What could I envision as a supportive PD environment? And it’s worth repeating that I’m only talking about developing the skills of relatively elite players—not what do we do to get more kids to play. I’ll leave that to people who know more than I about getting parents to see the benefits of tennis over other sports options they may have available to them.
My PD wish list is relatively straightforward.
- Support the coaches in the private sector, don’t compete with them.
- Create an open environment for players at various levels to come practice with each other.
- Provide more financial assistance for players at a certain level to travel to
tournaments around the world and play and practice with the best.
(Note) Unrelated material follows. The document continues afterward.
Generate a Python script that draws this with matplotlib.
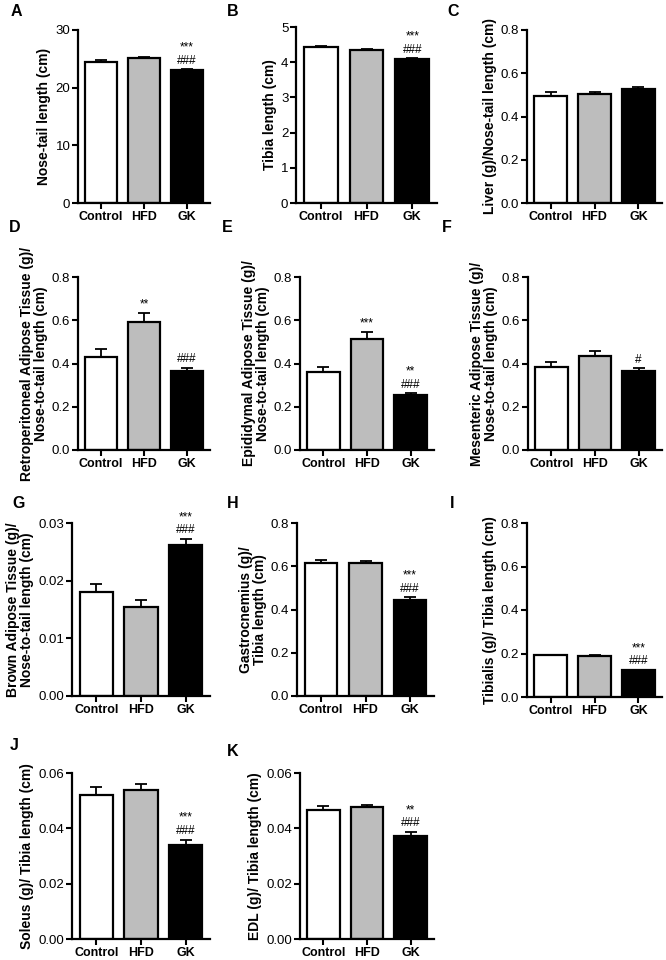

This is now a global sport.
- Provide support for ancilary services such as physical training, nutrition education, sports psychology, etc.
- Provide a better junior tournament environment that encourages more players and encourages the best players to play. But be reasonable, unless they are from a section/region where there is appropriate competion, it’s not reasonable to expect a player that is pursuing ITF level competition to compete in a sectional tournament in order to obtain a ranking to play in National level events.
- A coordination service run by the USTA that tracks where players are at any given time and tries to put players of similar levels in touch with each other so that they might practice together.
- Provide help in a consulting fashion from specialized coaches. A great example is some court time with Jose Higueres (one of the best clay court coaches) before the clay season. (Todd Martin, Jim Courier, Pete Sampras, etc. all sought out that kind of help from him.)
- Facilitate a mentoring environment among our junior players.
Just these basic services, were they available to all who meet some defined, established criteria would be very useful. One might see private coaches seeking out these services and as a result one might see private coaches broadening their views and making use of these various tools provided by our PD federation.
While I do NOT hold Patrick McEnroe responsible for all the shortcomings of USTA PD and while I don’t believe his departure will remedy or change everything, it is a good time to throw the various views of what our federation could do into the mix. Maybe we can come up with some new answers, or make use of some tried and true solutions, or maybe just examine things from the perspective of “the way it is now” and not try to apply old rules that worked in the past, but don’t really apply to our sport today.
I will throw this letter out to various people who might want to raise these types of possibilities as the dialogue develops as to who will take over player development for the USTA. Perhaps some of these ideas may become discussion points.